Acta fabula
ISSN 2115-8037

2006
Juin-Juillet 2006 (volume 7, numéro 3)
Mélanie Potevin

Étrangère en son oeuvre

Porfirio Mamani Macedo, Flora Tristan : La paria et la femme étrangère dans son œuvre, de, L’Harmattan, coll. « Approches Littéraires », 2003, 69 p.

1Fille naturelle d’un noble péruvien et d’une française de la bourgeoisie parisienne, Flora Tristan (1803-1844) fut l'une des figures majeures du débat social dans les années 1840, et participa aux premiers pas de l'internationalisme. Malgré quelques ouvrages critiques, elle reste cependant assez méconnue des français. On ne peut donc que saluer l’ouvrage de Porfirio Mamani Macedo. Né à Arequipa (Pérou) en 1963, Mamani Macedo a soutenu une thèse de doctorat à l’université de Paris III en littérature latino-américaine. Dans son essai, il met en valeur l’élément majeur de la vie de Tristan : le combat social. Le livre s’articule autour de trois axes, qui s’appuient principalement sur trois textes publiés par  Flora Tristan de son vivant : Nécessité de faire bon accueil aux femmes étrangères (1835), Pérégrinations d’une paria (1838) et Promenades dans Londres (1840).

2Dans un premier temps, Mamani rappelle les éléments qui ont amené Flora Tristan à se définir comme une paria et à le revendiquer afin de faire valoir ses droits. Cette partie s’appuie principalement sur des remarques d’ordre biographique : l’échec de son mariage, la difficulté à se trouver une identité française ou péruvienne, le voyage entrepris au Pérou, qui se solde par le rejet de la famille paternelle. C’est ce qu’elle relate dans Pérégrinations d’une paria, publié en 1838.

3Dans un deuxième temps, Mamani analyse l’importance des voyages dans la vie de Tristan à commencer par son voyage au Pérou. Il parle alors de Flora Tristan comme d’une véritable enquêtrice sociale lorsqu’il s’agit d’observer l’accueil réservé aux étrangers, et plus particulièrement aux femmes, que ce soit au Pérou et même, par la suite, en Angleterre. (Promenades dans Londres, 1840).
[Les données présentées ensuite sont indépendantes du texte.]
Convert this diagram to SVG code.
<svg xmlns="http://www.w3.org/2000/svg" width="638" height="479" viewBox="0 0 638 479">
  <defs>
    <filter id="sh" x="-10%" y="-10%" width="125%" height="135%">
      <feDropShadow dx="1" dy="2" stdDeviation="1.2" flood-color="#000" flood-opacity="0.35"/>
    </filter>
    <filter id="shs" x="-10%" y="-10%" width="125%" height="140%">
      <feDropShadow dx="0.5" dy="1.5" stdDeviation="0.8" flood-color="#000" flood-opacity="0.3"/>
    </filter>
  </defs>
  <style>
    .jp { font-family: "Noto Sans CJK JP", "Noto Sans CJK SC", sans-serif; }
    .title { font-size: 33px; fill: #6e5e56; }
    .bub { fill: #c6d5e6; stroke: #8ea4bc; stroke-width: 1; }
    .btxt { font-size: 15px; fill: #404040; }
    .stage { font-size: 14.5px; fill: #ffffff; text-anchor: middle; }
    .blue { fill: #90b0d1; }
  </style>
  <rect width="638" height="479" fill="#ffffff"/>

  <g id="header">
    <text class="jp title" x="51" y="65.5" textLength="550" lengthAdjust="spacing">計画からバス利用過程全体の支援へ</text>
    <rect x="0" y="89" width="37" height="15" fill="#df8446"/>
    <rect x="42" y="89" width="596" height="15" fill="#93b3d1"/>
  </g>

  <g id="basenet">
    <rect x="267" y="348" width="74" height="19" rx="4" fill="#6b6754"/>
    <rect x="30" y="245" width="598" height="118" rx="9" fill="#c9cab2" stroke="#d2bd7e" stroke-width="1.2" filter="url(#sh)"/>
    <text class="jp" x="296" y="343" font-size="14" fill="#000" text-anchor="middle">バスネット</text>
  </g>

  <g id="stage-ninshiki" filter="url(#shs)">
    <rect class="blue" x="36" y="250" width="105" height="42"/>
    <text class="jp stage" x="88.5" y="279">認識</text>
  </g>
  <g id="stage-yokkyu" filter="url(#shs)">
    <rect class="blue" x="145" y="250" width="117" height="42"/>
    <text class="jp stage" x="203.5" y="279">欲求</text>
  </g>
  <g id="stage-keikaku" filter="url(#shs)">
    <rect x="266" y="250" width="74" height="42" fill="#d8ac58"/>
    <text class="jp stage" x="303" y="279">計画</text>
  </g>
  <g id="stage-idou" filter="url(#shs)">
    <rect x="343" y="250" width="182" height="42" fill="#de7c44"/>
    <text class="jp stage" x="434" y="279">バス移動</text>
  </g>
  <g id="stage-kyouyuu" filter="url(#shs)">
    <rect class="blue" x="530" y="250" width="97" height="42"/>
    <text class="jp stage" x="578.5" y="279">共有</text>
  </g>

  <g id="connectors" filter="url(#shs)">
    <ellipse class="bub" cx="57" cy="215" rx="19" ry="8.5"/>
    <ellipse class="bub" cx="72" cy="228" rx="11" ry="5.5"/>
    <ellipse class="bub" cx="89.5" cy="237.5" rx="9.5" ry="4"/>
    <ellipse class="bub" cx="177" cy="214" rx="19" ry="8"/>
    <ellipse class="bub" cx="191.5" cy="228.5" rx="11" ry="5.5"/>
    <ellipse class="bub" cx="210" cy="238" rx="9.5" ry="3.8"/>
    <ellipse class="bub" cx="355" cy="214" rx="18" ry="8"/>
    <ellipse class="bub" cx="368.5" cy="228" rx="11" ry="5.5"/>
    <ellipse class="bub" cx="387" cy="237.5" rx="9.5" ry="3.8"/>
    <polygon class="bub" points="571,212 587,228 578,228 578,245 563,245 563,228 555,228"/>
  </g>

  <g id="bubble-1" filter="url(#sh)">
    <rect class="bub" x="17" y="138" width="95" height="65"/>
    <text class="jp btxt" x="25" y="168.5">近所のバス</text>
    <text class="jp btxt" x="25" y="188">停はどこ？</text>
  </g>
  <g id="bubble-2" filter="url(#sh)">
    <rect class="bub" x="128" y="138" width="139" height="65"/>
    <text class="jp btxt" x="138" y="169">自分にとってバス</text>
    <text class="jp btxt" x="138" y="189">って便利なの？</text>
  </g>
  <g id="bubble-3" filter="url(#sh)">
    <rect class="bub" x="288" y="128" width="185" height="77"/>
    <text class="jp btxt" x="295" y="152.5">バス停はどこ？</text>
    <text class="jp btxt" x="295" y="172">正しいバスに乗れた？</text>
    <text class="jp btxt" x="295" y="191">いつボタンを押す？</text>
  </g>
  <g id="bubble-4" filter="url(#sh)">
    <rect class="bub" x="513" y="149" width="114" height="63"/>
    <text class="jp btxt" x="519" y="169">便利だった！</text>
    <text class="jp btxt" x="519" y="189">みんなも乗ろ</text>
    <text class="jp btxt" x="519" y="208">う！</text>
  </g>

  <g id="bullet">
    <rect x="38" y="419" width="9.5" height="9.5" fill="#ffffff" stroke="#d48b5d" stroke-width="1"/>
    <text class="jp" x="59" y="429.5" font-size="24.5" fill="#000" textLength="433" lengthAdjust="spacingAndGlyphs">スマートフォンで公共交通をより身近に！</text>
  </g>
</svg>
4Enfin, le texte se clôt par une dernière partie sur la conversion de Flora Tristan en véritable militante, (Nécessité de faire bon accueil aux femmes étrangères).

5Le principal intérêt de l’ouvrage de Mamani est d’avoir révélé une femme aux idées très progressistes pour l’époque qui a donné sa vie pour une évolution de la société. Soulignons également une très bonne connaissance de l’œuvre de Flora Tristan : Mamani part vraiment des textes et des éléments biographiques pour faire son analyse.

6Cependant, ce texte mérite quelques critiques de caractère méthodologique. On regrettera tout d’abord l’absence de références au contexte de l’époque alors que Flora Tristan a été au contact de personnalités comme George Sand, Pauline Rolan ou Victor Hugo. Ensuite, Mamani cite beaucoup les textes de Flora Tristan mais ne s’en détache pas vraiment. Les remarques tombent donc souvent dans la paraphrase et dans la répétition ou bien restent trop anecdotiques. Enfin, le plan choisit n’amène pas de réflexion sur l’impact effectif de Tristan après sa mort prématurée. Certes, Mamani a fait le choix, dès le départ, d’arrêter son analyse à l’œuvre elle-même, mais étant donné l’importance biographique dans les choix de Tristan, on en attendrait une plus grande mise en valeur.

7Ainsi, cet ouvrage révèle certes de manière concise quelques traits de la vie et de l’œuvre de Flora Tristan mais l’ensemble reste trop confus et ne permet pas au lecteur – averti ou non – de contempler la tâche entreprise par cette femme hors du commun.